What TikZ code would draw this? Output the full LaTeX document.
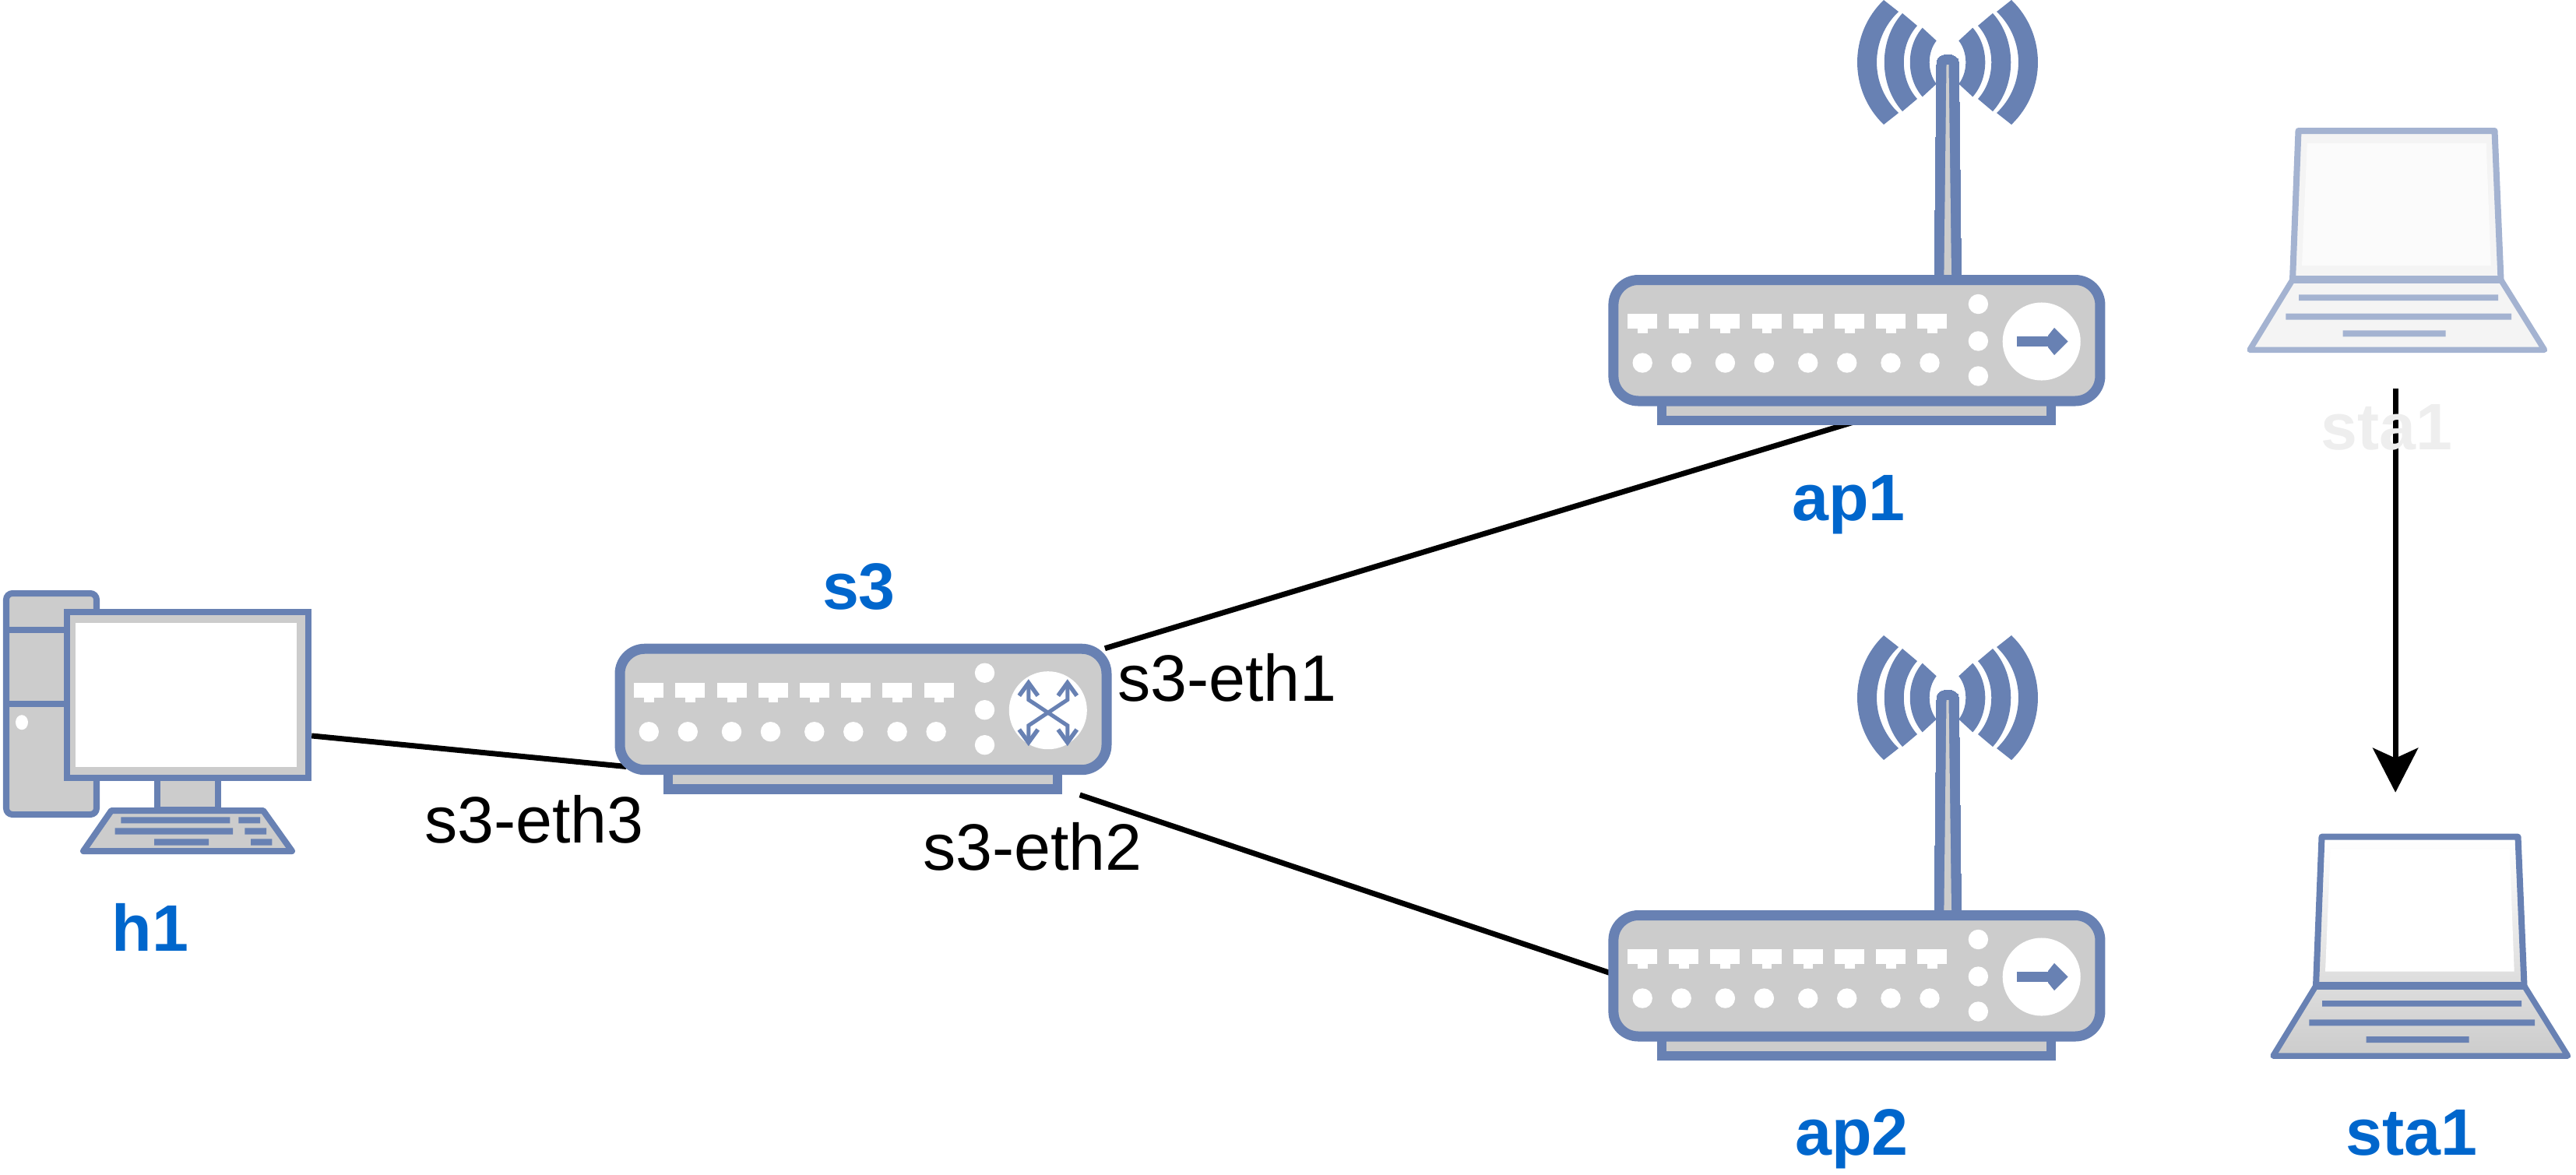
\documentclass[tikz,border=0pt]{standalone}
\usepackage{fontspec}
\setmainfont{Liberation Sans}
\usepackage{xcolor}
\usetikzlibrary{arrows.meta,calc}
\definecolor{cNet}{RGB}{104,129,179}
\definecolor{cBody}{RGB}{204,204,204}
\definecolor{cText}{RGB}{0,102,204}
\definecolor{cFadeLine}{RGB}{164,179,209}
\definecolor{cFadeBody}{RGB}{244,244,244}
\definecolor{cFadeScreen}{RGB}{251,251,251}
\definecolor{cFadeText}{RGB}{238,238,238}
\tikzset{
  pics/deck/.style={code={
    \filldraw[cNet, fill=cBody, line width=0.125cm] (68.6,162) rectangle (568.6,187);
    \filldraw[cNet, fill=cBody, line width=0.13cm, rounded corners=0.32cm] (6.5,6.5) rectangle (631.5,162);
    \foreach \i in {0,...,7} {
      \fill[white] ({24.6+53.2*\i},50) rectangle ++(38,19);
      \fill[white] ({37.6+53.2*\i},69) rectangle ++(12.5,6);
    }
    \foreach \dotx in {43.8,93.8,150,200,256.3,306.3,362.6,412.6}
      \fill[white] (\dotx,113) circle[radius=0.127cm];
    \foreach \doty in {37.5,85,130}
      \fill[white] (475,\doty) circle[radius=0.127cm];
    \fill[white] (556.3,85.5) circle[radius=0.5cm];
  }},
  pics/routerpic/.style={code={
    \filldraw[cNet, fill=cNet, line width=0pt] (418.6,7) -- (421.6,-273)
      .. controls (421.6,-286.3) and (450,-286.3) .. (450,-273) -- (453.2,7) -- cycle;
    \fill[cBody] (431,0) -- (434.1,-270) -- (437.1,-270) -- (440.6,0) -- cycle;
    \foreach \sgn in {1,-1}
      \foreach \ox/\oy/\oc/\ocy/\ix/\iy/\ic/\icy in {82/80/127.3/36.4/63/65/100.3/29.6,
          58/63/89/28.7/39/47/62/21.4, 32.3/44.3/53.6/20.2/14.3/27.7/26.3/12.6}
        \fill[cNet, shift={(435.6,-273)}, xscale=\sgn] (\ox,-\oy) .. controls (\oc,-\ocy) and (\oc,\ocy) .. (\ox,\oy)
          -- (\ix,\iy) .. controls (\ic,\icy) and (\ic,-\icy) .. (\ix,-\iy) -- cycle;
    \pic {deck};
    \fill[cNet] (525,79.4) rectangle (566,91.6);
    \fill[cNet] (590.2,85.5) -- (572.6,68) -- (564.6,78) -- (564.6,93) -- (572.6,103) -- cycle;
  }},
  pics/switchbox/.style={code={
    \pic {deck};
    \foreach \xs in {1,-1}
      \foreach \ys in {1,-1} {
        \draw[cNet, line width=0.05cm, shift={(556.3,85.5)}, xscale=\xs, yscale=\ys] (0,0) -- (25,16) -- (25,36);
        \draw[cNet, line width=0.055cm, shift={(556.3,85.5)}, xscale=\xs, yscale=\ys] (13,21) -- (25,37) -- (37,21);
      }
  }},
  pics/hostpic/.style={code={
    \filldraw[cNet, fill=cBody, line width=0.08cm, rounded corners=0.08cm] (4,4) rectangle (120,288);
    \draw[cNet, line width=0.08cm] (4,51) -- (80,51) (4,146) -- (80,146);
    \fill[white] (24,169.7) ellipse[x radius=0.08cm, y radius=0.095cm];
    \filldraw[cNet, fill=cBody, line width=0.08cm] (198,240) rectangle (275.5,282);
    \filldraw[cNet, fill=cBody, line width=0.08cm, line join=round] (139,283) -- (334,283) -- (371,335) -- (103,335) -- cycle;
    \filldraw[cNet, fill=cBody, line width=0.08cm] (82,28) rectangle (392,240.5);
    \fill[white] (92.7,42) rectangle (376.7,227);
    \fill[cNet] (151.3,291.3) rectangle (291.3,299.3) (302.3,291.3) rectangle (330,299.3);
    \fill[cNet] (143.7,305.3) rectangle (295,313.7) (310.3,305.3) rectangle (338,313.7);
    \fill[cNet] (194,319.3) rectangle (264,327.7) (318,319.3) rectangle (345.3,327.7);
  }},
  pics/laptop/.style n args={3}{code={
    \path[#2] (5,285.3) -- (60,195.3) -- (67.5,4) -- (319.5,4) -- (327.5,195.3) -- (383.5,285.3) -- cycle;
    \fill[#3] (78.7,20) -- (308.7,20) -- (314.7,177) -- (72,177) -- cycle;
    \draw[#1, line width=0.08cm, line join=round] (60,195.3) -- (67.5,4) -- (319.5,4) -- (327.5,195.3);
    \draw[#1, line width=0.1cm] (59,195.3) -- (328.5,195.3);
    \draw[#1, line width=0.075cm, line join=round] (60,195.3) -- (5,285.3) -- (383.5,285.3) -- (327.5,195.3);
    \fill[#1] (68,214.3) rectangle (324,222) (51.3,238.6) rectangle (341,246.6) (124.7,260.3) rectangle (256.7,268.3);
  }}
}
\begin{document}
\begin{tikzpicture}[x=0.01cm, y=-0.01cm,
  devbox/.style={inner sep=0pt, outer sep=0pt, anchor=north west},
  routerbox/.style={devbox, minimum width=6.38cm, minimum height=1.93cm},
  switchnode/.style={devbox, minimum width=6.38cm, minimum height=2.0cm},
  lapbox/.style={devbox, minimum width=3.88cm, minimum height=2.89cm},
  devlabel/.style={font=\fontsize{24}{29}\selectfont\bfseries, text=cText, anchor=base, inner sep=0pt},
  portlabel/.style={font=\fontsize{24}{29}\selectfont, anchor=base, inner sep=0pt},
  link/.style={line width=0.07cm},
  flow/.style={line width=0.07cm, -{Stealth[length=0.57cm, width=0.58cm, inset=0.13cm]}}]
\useasboundingbox (0,0) rectangle (3308,1508);
\node[devbox, minimum width=3.96cm, minimum height=3.39cm] (h1) at (4,758) {};
\node[switchnode] (s3) at (789.5,826.7) {};
\node[routerbox] (ap1) at (2065.4,353) {};
\node[routerbox] (ap2) at (2065.4,1169) {};
\node[lapbox] (ghost) at (2884,164) {};
\node[lapbox] (sta1) at (2914,1070.7) {};
\draw[link] (h1.-5.6) -- ([shift={(15,1.5)}]s3.190.5);
\draw[link] ([shift={(-9,6)}]s3.north east) -- ([shift={(12,-9)}]ap1.south);
\draw[link] ([shift={(278,-6)}]s3.south) -- ([shift={(12,4)}]ap2.177.8);
\draw[flow] ([shift={(-2,46)}]ghost.south) -- ([shift={(-32,-53)}]sta1.north);
\pic at (h1.north west) {hostpic};
\pic[yscale=1.035] at (s3.north west) {switchbox};
\pic at (ap1.north west) {routerpic};
\pic at (ap2.north west) {routerpic};
\pic at (ghost.north west) {laptop={cFadeLine}{fill=cFadeBody}{cFadeScreen}};
\pic at (sta1.north west) {laptop={cNet}{top color=white, bottom color=cBody}{white}};
\node[devlabel] (lblh1) at (193,1221) {h1};
\node[devlabel] (lbls3) at (1103,782) {s3};
\node[devlabel] (lblap1) at (2374,668) {ap1};
\node[devlabel] (lblap2) at (2378,1483) {ap2};
\node[devlabel] (lblsta) at (3097,1483) {sta1};
\node[devlabel, text=cFadeText] (lblghost) at (3065,577) {sta1};
\node[portlabel] (eth1) at (1576,900) {s3-eth1};
\node[portlabel] (eth2) at (1326,1117) {s3-eth2};
\node[portlabel] (eth3) at (686,1082) {s3-eth3};
\end{tikzpicture}
\end{document}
══════════════════════════════
**What needs to be done:** The data above should be repeated exactly, minus any pictures.

**Exercise answer:**
What TikZ code would draw this? Output the full LaTeX document.
\documentclass[tikz,border=0pt]{standalone}
\usepackage{fontspec}
\setmainfont{Liberation Sans}
\usepackage{xcolor}
\usetikzlibrary{arrows.meta,calc}
\definecolor{cNet}{RGB}{104,129,179}
\definecolor{cBody}{RGB}{204,204,204}
\definecolor{cText}{RGB}{0,102,204}
\definecolor{cFadeLine}{RGB}{164,179,209}
\definecolor{cFadeBody}{RGB}{244,244,244}
\definecolor{cFadeScreen}{RGB}{251,251,251}
\definecolor{cFadeText}{RGB}{238,238,238}
\tikzset{
  pics/deck/.style={code={
    \filldraw[cNet, fill=cBody, line width=0.125cm] (68.6,162) rectangle (568.6,187);
    \filldraw[cNet, fill=cBody, line width=0.13cm, rounded corners=0.32cm] (6.5,6.5) rectangle (631.5,162);
    \foreach \i in {0,...,7} {
      \fill[white] ({24.6+53.2*\i},50) rectangle ++(38,19);
      \fill[white] ({37.6+53.2*\i},69) rectangle ++(12.5,6);
    }
    \foreach \dotx in {43.8,93.8,150,200,256.3,306.3,362.6,412.6}
      \fill[white] (\dotx,113) circle[radius=0.127cm];
    \foreach \doty in {37.5,85,130}
      \fill[white] (475,\doty) circle[radius=0.127cm];
    \fill[white] (556.3,85.5) circle[radius=0.5cm];
  }},
  pics/routerpic/.style={code={
    \filldraw[cNet, fill=cNet, line width=0pt] (418.6,7) -- (421.6,-273)
      .. controls (421.6,-286.3) and (450,-286.3) .. (450,-273) -- (453.2,7) -- cycle;
    \fill[cBody] (431,0) -- (434.1,-270) -- (437.1,-270) -- (440.6,0) -- cycle;
    \foreach \sgn in {1,-1}
      \foreach \ox/\oy/\oc/\ocy/\ix/\iy/\ic/\icy in {82/80/127.3/36.4/63/65/100.3/29.6,
          58/63/89/28.7/39/47/62/21.4, 32.3/44.3/53.6/20.2/14.3/27.7/26.3/12.6}
        \fill[cNet, shift={(435.6,-273)}, xscale=\sgn] (\ox,-\oy) .. controls (\oc,-\ocy) and (\oc,\ocy) .. (\ox,\oy)
          -- (\ix,\iy) .. controls (\ic,\icy) and (\ic,-\icy) .. (\ix,-\iy) -- cycle;
    \pic {deck};
    \fill[cNet] (525,79.4) rectangle (566,91.6);
    \fill[cNet] (590.2,85.5) -- (572.6,68) -- (564.6,78) -- (564.6,93) -- (572.6,103) -- cycle;
  }},
  pics/switchbox/.style={code={
    \pic {deck};
    \foreach \xs in {1,-1}
      \foreach \ys in {1,-1} {
        \draw[cNet, line width=0.05cm, shift={(556.3,85.5)}, xscale=\xs, yscale=\ys] (0,0) -- (25,16) -- (25,36);
        \draw[cNet, line width=0.055cm, shift={(556.3,85.5)}, xscale=\xs, yscale=\ys] (13,21) -- (25,37) -- (37,21);
      }
  }},
  pics/hostpic/.style={code={
    \filldraw[cNet, fill=cBody, line width=0.08cm, rounded corners=0.08cm] (4,4) rectangle (120,288);
    \draw[cNet, line width=0.08cm] (4,51) -- (80,51) (4,146) -- (80,146);
    \fill[white] (24,169.7) ellipse[x radius=0.08cm, y radius=0.095cm];
    \filldraw[cNet, fill=cBody, line width=0.08cm] (198,240) rectangle (275.5,282);
    \filldraw[cNet, fill=cBody, line width=0.08cm, line join=round] (139,283) -- (334,283) -- (371,335) -- (103,335) -- cycle;
    \filldraw[cNet, fill=cBody, line width=0.08cm] (82,28) rectangle (392,240.5);
    \fill[white] (92.7,42) rectangle (376.7,227);
    \fill[cNet] (151.3,291.3) rectangle (291.3,299.3) (302.3,291.3) rectangle (330,299.3);
    \fill[cNet] (143.7,305.3) rectangle (295,313.7) (310.3,305.3) rectangle (338,313.7);
    \fill[cNet] (194,319.3) rectangle (264,327.7) (318,319.3) rectangle (345.3,327.7);
  }},
  pics/laptop/.style n args={3}{code={
    \path[#2] (5,285.3) -- (60,195.3) -- (67.5,4) -- (319.5,4) -- (327.5,195.3) -- (383.5,285.3) -- cycle;
    \fill[#3] (78.7,20) -- (308.7,20) -- (314.7,177) -- (72,177) -- cycle;
    \draw[#1, line width=0.08cm, line join=round] (60,195.3) -- (67.5,4) -- (319.5,4) -- (327.5,195.3);
    \draw[#1, line width=0.1cm] (59,195.3) -- (328.5,195.3);
    \draw[#1, line width=0.075cm, line join=round] (60,195.3) -- (5,285.3) -- (383.5,285.3) -- (327.5,195.3);
    \fill[#1] (68,214.3) rectangle (324,222) (51.3,238.6) rectangle (341,246.6) (124.7,260.3) rectangle (256.7,268.3);
  }}
}
\begin{document}
\begin{tikzpicture}[x=0.01cm, y=-0.01cm,
  devbox/.style={inner sep=0pt, outer sep=0pt, anchor=north west},
  routerbox/.style={devbox, minimum width=6.38cm, minimum height=1.93cm},
  switchnode/.style={devbox, minimum width=6.38cm, minimum height=2.0cm},
  lapbox/.style={devbox, minimum width=3.88cm, minimum height=2.89cm},
  devlabel/.style={font=\fontsize{24}{29}\selectfont\bfseries, text=cText, anchor=base, inner sep=0pt},
  portlabel/.style={font=\fontsize{24}{29}\selectfont, anchor=base, inner sep=0pt},
  link/.style={line width=0.07cm},
  flow/.style={line width=0.07cm, -{Stealth[length=0.57cm, width=0.58cm, inset=0.13cm]}}]
\useasboundingbox (0,0) rectangle (3308,1508);
\node[devbox, minimum width=3.96cm, minimum height=3.39cm] (h1) at (4,758) {};
\node[switchnode] (s3) at (789.5,826.7) {};
\node[routerbox] (ap1) at (2065.4,353) {};
\node[routerbox] (ap2) at (2065.4,1169) {};
\node[lapbox] (ghost) at (2884,164) {};
\node[lapbox] (sta1) at (2914,1070.7) {};
\draw[link] (h1.-5.6) -- ([shift={(15,1.5)}]s3.190.5);
\draw[link] ([shift={(-9,6)}]s3.north east) -- ([shift={(12,-9)}]ap1.south);
\draw[link] ([shift={(278,-6)}]s3.south) -- ([shift={(12,4)}]ap2.177.8);
\draw[flow] ([shift={(-2,46)}]ghost.south) -- ([shift={(-32,-53)}]sta1.north);
\pic at (h1.north west) {hostpic};
\pic[yscale=1.035] at (s3.north west) {switchbox};
\pic at (ap1.north west) {routerpic};
\pic at (ap2.north west) {routerpic};
\pic at (ghost.north west) {laptop={cFadeLine}{fill=cFadeBody}{cFadeScreen}};
\pic at (sta1.north west) {laptop={cNet}{top color=white, bottom color=cBody}{white}};
\node[devlabel] (lblh1) at (193,1221) {h1};
\node[devlabel] (lbls3) at (1103,782) {s3};
\node[devlabel] (lblap1) at (2374,668) {ap1};
\node[devlabel] (lblap2) at (2378,1483) {ap2};
\node[devlabel] (lblsta) at (3097,1483) {sta1};
\node[devlabel, text=cFadeText] (lblghost) at (3065,577) {sta1};
\node[portlabel] (eth1) at (1576,900) {s3-eth1};
\node[portlabel] (eth2) at (1326,1117) {s3-eth2};
\node[portlabel] (eth3) at (686,1082) {s3-eth3};
\end{tikzpicture}
\end{document}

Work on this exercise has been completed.